# Task requirements
Count every line that has "this" in it and give the total, nothing more.

# Exercise material
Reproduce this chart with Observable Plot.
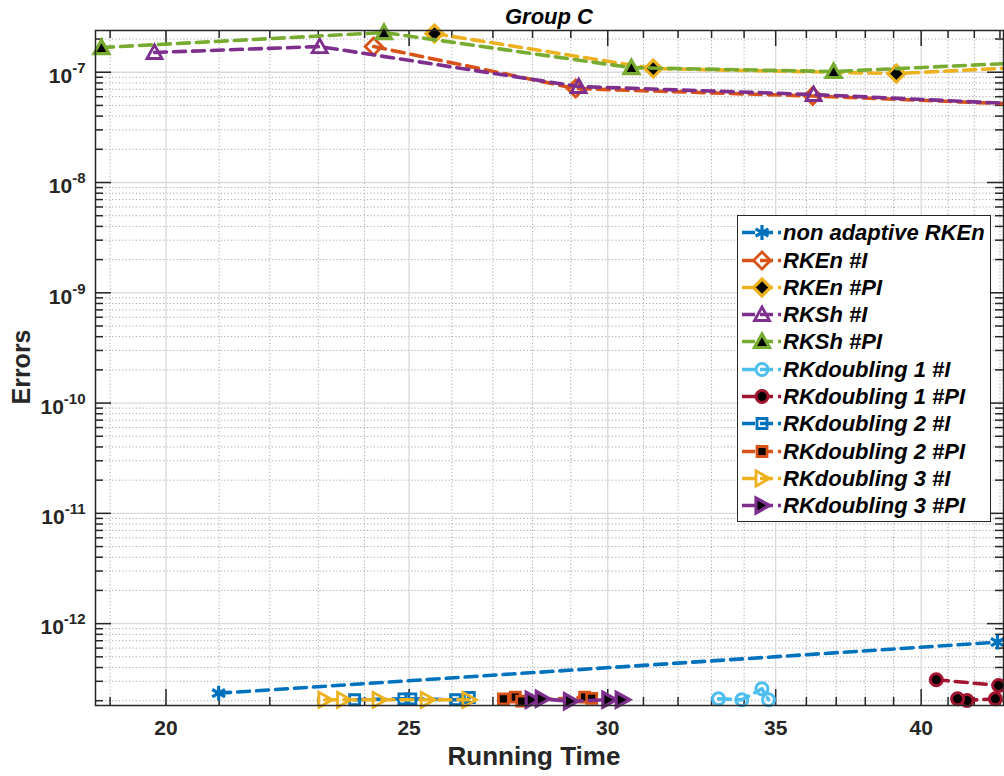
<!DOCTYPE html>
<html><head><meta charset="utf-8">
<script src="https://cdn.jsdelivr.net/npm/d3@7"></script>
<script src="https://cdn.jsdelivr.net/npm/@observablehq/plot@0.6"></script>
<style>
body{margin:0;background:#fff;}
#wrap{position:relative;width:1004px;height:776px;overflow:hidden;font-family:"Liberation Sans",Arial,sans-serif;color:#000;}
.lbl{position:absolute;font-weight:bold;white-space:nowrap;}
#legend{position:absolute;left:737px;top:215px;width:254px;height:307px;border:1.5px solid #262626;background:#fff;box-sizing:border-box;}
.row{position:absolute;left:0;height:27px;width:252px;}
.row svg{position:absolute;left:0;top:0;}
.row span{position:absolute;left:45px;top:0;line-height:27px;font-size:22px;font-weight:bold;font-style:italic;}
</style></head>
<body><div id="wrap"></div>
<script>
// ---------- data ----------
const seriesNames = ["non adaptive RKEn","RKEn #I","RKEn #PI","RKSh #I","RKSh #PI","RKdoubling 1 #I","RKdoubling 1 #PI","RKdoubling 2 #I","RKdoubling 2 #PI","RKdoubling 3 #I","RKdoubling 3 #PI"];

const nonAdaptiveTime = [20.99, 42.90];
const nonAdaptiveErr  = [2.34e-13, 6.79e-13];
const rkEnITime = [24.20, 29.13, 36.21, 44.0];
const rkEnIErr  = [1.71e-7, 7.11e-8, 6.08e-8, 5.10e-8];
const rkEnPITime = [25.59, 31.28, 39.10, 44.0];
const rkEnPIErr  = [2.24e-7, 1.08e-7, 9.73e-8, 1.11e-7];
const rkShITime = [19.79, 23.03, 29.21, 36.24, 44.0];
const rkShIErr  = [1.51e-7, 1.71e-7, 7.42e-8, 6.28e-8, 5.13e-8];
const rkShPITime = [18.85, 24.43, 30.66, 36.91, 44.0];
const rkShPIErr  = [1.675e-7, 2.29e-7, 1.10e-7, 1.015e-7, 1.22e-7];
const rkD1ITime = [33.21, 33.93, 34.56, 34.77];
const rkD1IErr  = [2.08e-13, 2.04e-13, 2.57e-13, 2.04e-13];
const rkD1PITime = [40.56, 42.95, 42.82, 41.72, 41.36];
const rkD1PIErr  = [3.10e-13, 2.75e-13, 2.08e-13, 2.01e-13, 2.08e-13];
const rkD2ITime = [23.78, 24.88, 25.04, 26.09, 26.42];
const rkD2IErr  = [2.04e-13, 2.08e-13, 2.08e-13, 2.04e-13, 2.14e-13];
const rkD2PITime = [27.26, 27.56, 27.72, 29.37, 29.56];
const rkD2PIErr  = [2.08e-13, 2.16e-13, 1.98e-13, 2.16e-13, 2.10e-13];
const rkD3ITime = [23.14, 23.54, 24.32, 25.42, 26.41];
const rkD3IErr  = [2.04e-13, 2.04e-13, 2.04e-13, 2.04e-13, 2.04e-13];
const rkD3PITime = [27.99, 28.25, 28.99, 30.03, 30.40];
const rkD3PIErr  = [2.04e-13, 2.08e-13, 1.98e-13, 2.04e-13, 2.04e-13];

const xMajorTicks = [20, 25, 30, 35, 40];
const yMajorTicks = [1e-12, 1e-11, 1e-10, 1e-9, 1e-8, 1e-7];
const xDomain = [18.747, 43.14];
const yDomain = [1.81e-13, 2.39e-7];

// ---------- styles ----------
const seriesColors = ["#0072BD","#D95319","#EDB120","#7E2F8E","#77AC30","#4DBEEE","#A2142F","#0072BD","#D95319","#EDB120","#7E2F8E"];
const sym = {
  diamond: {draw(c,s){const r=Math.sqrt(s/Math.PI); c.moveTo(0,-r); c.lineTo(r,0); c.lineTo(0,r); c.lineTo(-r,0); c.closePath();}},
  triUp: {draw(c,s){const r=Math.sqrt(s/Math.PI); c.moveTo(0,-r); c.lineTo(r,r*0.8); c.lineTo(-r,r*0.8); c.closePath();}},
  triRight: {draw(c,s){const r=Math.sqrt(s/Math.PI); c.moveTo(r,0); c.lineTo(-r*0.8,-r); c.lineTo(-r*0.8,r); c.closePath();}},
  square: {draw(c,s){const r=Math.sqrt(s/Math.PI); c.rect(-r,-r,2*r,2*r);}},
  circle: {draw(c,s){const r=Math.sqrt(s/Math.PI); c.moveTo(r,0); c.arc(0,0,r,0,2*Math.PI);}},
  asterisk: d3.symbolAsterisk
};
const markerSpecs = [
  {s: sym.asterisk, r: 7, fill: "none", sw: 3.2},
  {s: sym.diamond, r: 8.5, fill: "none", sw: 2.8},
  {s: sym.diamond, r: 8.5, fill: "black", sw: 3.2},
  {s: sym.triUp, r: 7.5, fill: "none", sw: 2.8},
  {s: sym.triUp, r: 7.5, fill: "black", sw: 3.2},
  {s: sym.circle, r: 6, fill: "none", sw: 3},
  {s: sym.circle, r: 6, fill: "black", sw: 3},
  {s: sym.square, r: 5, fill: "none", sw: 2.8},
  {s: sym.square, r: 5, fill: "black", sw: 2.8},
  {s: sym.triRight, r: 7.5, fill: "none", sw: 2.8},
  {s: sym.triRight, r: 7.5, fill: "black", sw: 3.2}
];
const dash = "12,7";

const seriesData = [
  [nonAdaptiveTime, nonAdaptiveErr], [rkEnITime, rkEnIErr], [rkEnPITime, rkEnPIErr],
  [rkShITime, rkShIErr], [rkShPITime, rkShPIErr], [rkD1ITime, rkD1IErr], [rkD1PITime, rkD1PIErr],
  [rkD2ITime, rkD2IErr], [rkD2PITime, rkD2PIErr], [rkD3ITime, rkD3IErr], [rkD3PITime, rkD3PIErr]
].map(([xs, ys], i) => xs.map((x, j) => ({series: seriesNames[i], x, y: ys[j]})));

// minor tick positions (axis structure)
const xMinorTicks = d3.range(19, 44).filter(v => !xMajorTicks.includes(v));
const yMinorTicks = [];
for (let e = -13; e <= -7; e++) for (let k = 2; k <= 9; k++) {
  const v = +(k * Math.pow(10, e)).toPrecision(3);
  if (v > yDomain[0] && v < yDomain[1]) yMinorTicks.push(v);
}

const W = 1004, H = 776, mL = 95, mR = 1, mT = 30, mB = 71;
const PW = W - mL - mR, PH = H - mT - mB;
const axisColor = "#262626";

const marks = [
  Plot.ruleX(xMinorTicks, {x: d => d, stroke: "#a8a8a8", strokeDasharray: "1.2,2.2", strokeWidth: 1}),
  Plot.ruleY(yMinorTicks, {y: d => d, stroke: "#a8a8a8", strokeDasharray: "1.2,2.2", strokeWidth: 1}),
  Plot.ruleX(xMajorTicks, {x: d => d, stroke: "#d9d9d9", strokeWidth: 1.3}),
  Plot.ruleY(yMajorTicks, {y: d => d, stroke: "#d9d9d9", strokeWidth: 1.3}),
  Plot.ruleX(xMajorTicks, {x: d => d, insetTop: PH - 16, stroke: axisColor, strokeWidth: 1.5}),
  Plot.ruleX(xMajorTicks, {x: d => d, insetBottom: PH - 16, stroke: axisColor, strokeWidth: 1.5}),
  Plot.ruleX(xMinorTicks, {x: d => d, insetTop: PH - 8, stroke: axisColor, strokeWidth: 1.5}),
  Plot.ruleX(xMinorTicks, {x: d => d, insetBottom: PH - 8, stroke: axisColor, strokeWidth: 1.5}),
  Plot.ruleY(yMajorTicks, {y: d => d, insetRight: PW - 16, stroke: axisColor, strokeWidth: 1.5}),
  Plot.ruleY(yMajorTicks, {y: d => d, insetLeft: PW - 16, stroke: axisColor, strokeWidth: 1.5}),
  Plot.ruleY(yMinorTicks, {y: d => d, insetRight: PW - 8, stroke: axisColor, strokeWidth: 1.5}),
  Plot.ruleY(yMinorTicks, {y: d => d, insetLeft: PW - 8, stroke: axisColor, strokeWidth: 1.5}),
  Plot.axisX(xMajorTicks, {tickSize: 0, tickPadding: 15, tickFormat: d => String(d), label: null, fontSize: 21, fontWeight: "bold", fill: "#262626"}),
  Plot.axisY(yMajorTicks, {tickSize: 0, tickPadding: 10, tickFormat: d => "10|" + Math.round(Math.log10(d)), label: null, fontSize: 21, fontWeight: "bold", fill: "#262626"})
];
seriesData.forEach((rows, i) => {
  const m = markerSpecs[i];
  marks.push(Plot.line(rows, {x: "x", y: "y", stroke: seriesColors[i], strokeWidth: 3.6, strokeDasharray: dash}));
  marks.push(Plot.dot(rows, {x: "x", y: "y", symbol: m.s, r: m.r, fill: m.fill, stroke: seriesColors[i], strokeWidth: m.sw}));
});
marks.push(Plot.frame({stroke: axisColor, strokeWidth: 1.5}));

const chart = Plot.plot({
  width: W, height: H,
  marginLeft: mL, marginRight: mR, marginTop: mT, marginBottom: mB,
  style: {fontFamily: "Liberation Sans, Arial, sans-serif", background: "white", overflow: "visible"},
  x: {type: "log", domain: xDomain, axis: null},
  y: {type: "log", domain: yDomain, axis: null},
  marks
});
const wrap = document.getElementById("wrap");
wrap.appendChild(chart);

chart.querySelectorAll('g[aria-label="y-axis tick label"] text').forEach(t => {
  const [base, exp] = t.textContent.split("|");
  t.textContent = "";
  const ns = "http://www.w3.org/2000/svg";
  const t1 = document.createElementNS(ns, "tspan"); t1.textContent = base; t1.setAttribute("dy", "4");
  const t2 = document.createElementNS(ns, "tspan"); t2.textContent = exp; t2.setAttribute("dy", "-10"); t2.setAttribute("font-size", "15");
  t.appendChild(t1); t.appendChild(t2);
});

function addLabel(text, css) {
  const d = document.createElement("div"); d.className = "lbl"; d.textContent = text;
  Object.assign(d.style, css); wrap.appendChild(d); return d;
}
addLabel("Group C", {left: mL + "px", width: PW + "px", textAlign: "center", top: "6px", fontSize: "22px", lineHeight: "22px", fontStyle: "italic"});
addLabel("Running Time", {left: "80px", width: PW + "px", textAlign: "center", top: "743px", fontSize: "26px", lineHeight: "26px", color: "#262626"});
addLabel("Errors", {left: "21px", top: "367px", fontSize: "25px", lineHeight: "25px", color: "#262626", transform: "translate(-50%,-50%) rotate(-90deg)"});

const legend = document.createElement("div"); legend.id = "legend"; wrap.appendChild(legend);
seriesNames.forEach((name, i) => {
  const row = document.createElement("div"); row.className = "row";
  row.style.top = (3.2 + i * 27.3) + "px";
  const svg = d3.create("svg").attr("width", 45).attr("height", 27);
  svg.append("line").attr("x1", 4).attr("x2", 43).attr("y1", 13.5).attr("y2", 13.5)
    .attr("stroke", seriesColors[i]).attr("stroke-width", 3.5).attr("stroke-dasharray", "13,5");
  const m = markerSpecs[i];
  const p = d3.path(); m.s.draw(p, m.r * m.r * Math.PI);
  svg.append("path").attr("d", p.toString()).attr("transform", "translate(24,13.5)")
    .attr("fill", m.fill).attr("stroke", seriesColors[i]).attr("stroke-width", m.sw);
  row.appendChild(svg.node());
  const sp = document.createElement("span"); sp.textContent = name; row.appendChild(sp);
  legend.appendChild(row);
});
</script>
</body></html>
* * *
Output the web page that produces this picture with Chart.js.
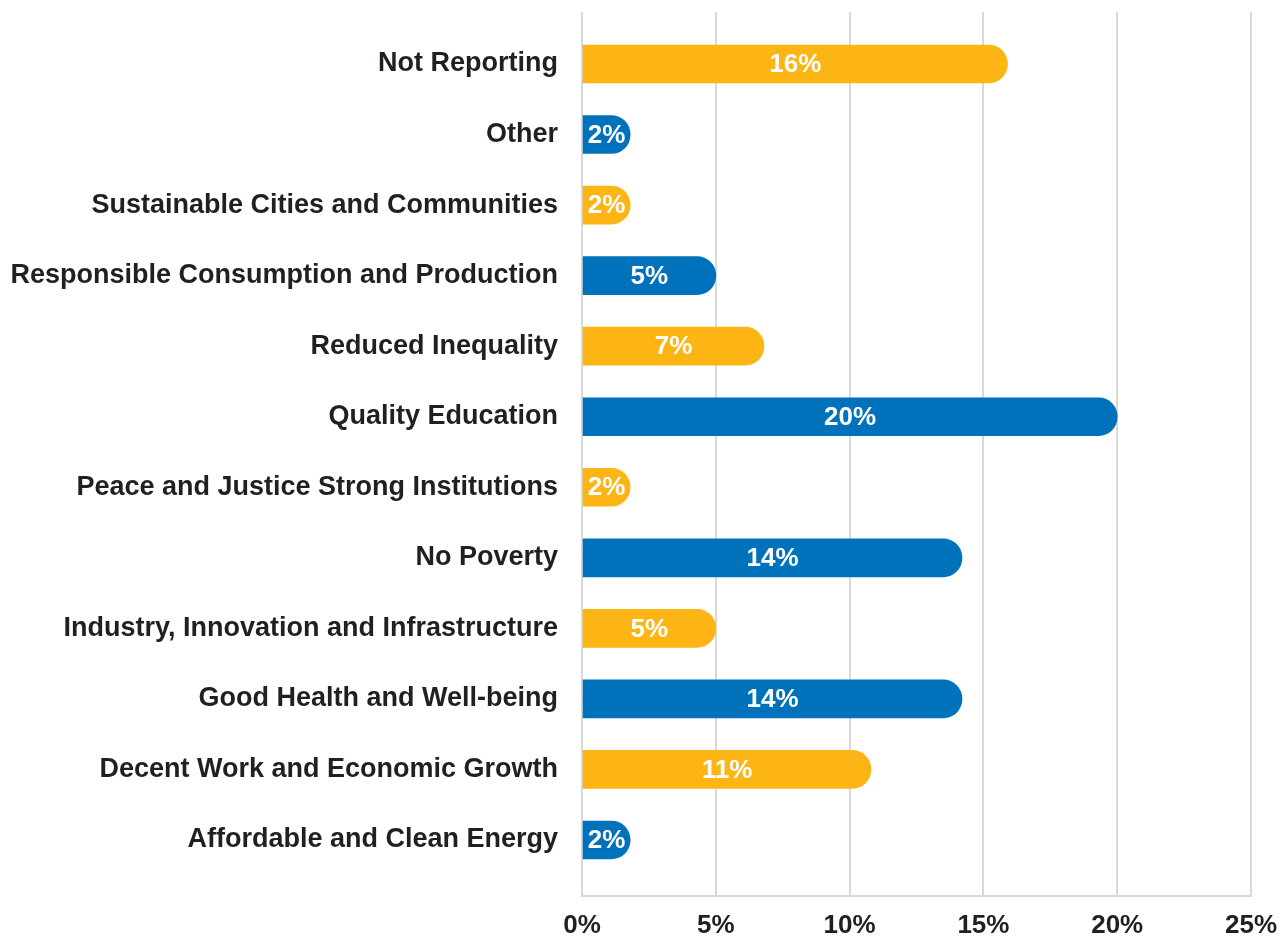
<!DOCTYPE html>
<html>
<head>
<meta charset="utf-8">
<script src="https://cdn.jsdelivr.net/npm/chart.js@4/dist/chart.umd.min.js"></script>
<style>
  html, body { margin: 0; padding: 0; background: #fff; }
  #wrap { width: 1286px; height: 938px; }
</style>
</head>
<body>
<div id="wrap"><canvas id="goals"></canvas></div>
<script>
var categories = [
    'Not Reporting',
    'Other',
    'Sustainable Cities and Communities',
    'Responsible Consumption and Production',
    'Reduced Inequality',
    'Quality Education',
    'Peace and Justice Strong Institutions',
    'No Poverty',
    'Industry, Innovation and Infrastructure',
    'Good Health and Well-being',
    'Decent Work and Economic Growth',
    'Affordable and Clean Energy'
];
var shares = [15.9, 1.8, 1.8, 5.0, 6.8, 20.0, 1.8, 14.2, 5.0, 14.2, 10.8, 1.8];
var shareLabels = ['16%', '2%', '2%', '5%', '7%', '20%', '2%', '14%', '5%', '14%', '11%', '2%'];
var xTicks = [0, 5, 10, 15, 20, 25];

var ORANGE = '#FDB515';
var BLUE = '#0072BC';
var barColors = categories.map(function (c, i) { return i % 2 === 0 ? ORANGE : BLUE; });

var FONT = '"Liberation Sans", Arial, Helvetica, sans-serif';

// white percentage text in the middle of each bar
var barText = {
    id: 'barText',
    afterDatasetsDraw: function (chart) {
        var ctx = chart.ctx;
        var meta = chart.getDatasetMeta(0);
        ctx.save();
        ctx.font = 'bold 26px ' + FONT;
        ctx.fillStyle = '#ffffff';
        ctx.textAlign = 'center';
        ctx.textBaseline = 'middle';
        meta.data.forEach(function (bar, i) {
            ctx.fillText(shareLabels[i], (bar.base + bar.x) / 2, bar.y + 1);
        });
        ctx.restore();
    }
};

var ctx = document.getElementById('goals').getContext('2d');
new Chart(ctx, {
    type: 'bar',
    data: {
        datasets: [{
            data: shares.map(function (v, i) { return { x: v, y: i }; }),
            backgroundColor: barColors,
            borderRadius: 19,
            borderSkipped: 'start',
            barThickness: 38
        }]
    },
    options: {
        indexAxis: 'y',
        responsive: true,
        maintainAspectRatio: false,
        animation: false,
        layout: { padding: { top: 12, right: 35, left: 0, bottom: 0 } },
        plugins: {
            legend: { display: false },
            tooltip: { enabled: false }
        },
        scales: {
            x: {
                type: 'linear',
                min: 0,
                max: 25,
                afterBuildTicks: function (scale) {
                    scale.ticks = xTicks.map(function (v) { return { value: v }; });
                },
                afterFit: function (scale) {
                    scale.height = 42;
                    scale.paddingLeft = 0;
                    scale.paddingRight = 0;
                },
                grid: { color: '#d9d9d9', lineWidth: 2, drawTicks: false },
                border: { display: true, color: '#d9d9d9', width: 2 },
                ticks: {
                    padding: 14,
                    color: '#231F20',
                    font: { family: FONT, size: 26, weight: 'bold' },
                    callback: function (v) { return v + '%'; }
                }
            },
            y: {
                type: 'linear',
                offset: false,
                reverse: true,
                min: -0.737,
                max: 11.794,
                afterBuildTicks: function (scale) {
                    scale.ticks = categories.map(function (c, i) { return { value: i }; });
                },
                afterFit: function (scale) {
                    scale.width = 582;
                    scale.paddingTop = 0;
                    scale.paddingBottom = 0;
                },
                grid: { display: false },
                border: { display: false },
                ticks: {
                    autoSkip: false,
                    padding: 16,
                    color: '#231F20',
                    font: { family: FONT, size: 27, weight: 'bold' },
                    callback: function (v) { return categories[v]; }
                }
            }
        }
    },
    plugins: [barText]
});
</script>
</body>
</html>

# Output
2